Rep. Sharon Cooper. (Ross Williams/Georgia Recorder)

McNeil said that the medical aid in dying (MAID) option gave her sister a sense of dignity and peace, allowing her to coordinate a “beautiful passing” that included a final, intimate farewell with family and friends. After receiving the medication, McNeil said she held her sister, who peacefully passed away within minutes.

“The most harm that you could have done to Jennifer would be to have made her live out this disease in that torture,” McNeil said.

Bullard underwent the procedure in California, where it is legal, unlike in Georgia.

Committee chair Rep. Sharon Cooper, a Marietta Republican, said the purpose for the committee hearing was to learn about MAID. There has not been a bill filed in previous sessions, and it’s unclear if legislation related to MAID will be considered yet in the next session.

Dr. Adrienne Mims, a geriatrician and vice chair of the Georgia Council on Aging, described MAID as a medical choice for a terminally ill, mentally capable adult to obtain and self-administer a prescription to die peacefully. She clarified it is distinct from suicide, which she noted is a separate public health issue. Mims presented data from Oregon, where MAID has been legal since 1997, showing that while thousands of prescriptions have been written, only a fraction are used.

Rep. Scott Hilton. (Ross Williams/Georgia Recorder)

“It is a choice. Sometimes people feel it’s empowering to be able to have that as an option,” Mims said.

Palliative care is focused on improving a patient’s quality of life at any stage of a serious illness, while hospice is for those with a prognosis of six months or less.

Anthony Davis, a social worker in palliative care, said that a patient’s request for MAID could stem from a lack of resources rather than a true desire to die. He said that as a social worker, he is in favor of autonomy in end-of-life care, but he said that there must be “resources in place,” such as proper mental health counseling, before MAID is an option.
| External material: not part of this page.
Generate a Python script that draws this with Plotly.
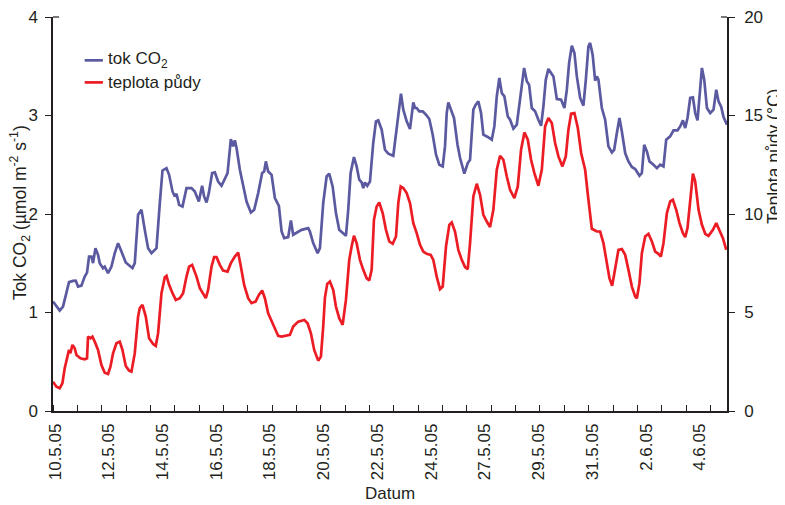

“Once you assess further, you find it’s not death that they’re wanting, it’s the lack of resources,” Davis said. “It’s the fact that they don’t have the things needed, whether it be transportation, whether it be food, whether it be caregiver support, sometimes it’s that they don’t even have support from their family.”

Rep. Scott Hilton, a Republican from Peachtree Corners, expressed moral discomfort about family members’ ability to “push” such an option and fear of a “perverse incentive” where insurance companies might promote MAID as a cheaper alternative to costly long-term care.

Rep. Dexter Sharper. (Ross Williams/Georgia Recorder)

“How do we prohibit financial incentives from coming into play here, either from the family who is maybe seeking benefit from that person passing, or, for example, insurance companies who may begin to push this as a cheaper option as opposed to prolonging life?” he asked.

Rep. Dexter Sharper, a Valdosta Democrat who has worked as a paramedic for more than two decades, said that he’d much rather this be an option than hearing that a family member died by suicide because they had no other option.

“I remember all the suicides that I’ve been to as a paramedic over the last 30 years. Every last one of them, I don’t suffer with anything from it, thank God, but I remember where I was and where they did it to themselves. So those are things that you guys just have to keep in mind, there are going to be other issues that happen,” Sharper said.